A long shadow

Summer’s lease has now  expired and in recent weeks I have been alternating the roles of common law barrister and Minister for Leaves, sweeping up fallen autumnal glories and composting them.

One of the flurries of litigation that has absorbed me in the last month or so, relates to attempts to set aside judgments in credit hire claims alleging that the judgment must be set aside as of right, due to improper service.

Such an argument would neatly avoid the strictures of the Denton/Gentry line of authority. It will be recalled that the case law emphasises promptness, efficiency and proportionality and the need to comply with rules, practice directions and court orders.

One line of argument has been that an insurance company through its panel solicitors, can give a general notification to firms of solicitors representing claimants, in respect of anticipated credit hire claims (where the accident has not yet happened and the parties are not identified) that service should not be made on a named defendant, but rather on the panel solicitors.

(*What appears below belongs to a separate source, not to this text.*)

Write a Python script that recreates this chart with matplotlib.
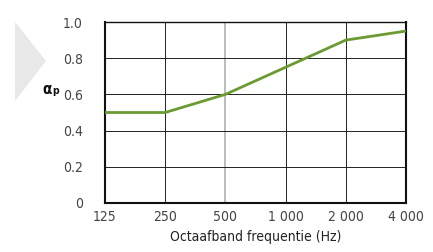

Rule 6.7 CPR provides as follows:

(1) Solicitor within the jurisdiction: Subject to rule 6.5(1), where –(a) the defendant has given in writing the business address within the jurisdiction of a solicitor as an address at which the defendant may be served with the claim form; or

(b) a solicitor acting for the defendant has notified the claimant in writing that the solicitor is instructed by the defendant to accept service of the claim form on behalf of the defendant at a business address within the jurisdiction,

the claim form must be served at the business address of that solicitor.

One can see the benefit of such a general nomination to an insurance company: at a stroke it does not have to engage with individual claims nor worry about its insured being slow to forward served proceedings. The difficulty of such a general nomination, is that it reads very much like an attempt to “opt out” of the service requirements of the Civil Procedure Rules, with the emphasis on a solicitor acting for the defendant giving notice in respect of an individual claim.

The validity of a general nomination has been consistently rejected at District Judge level in at least three cases now. I have argued two of them. They have not been appealed.

A reserved judgment handed down on 5th October 2018 illustrates the points: Kalp v Griffiths County Court at Liverpool 5th October 2018 Deputy District Judge Bates and in particular the practical difficulties of a general nomination, which might cause problems for solicitors who have to undertake conflict checks, for insurers who may not be indemnifying their driver and for defendants who may wish to nominate their own solicitors, to pursue a counterclaim.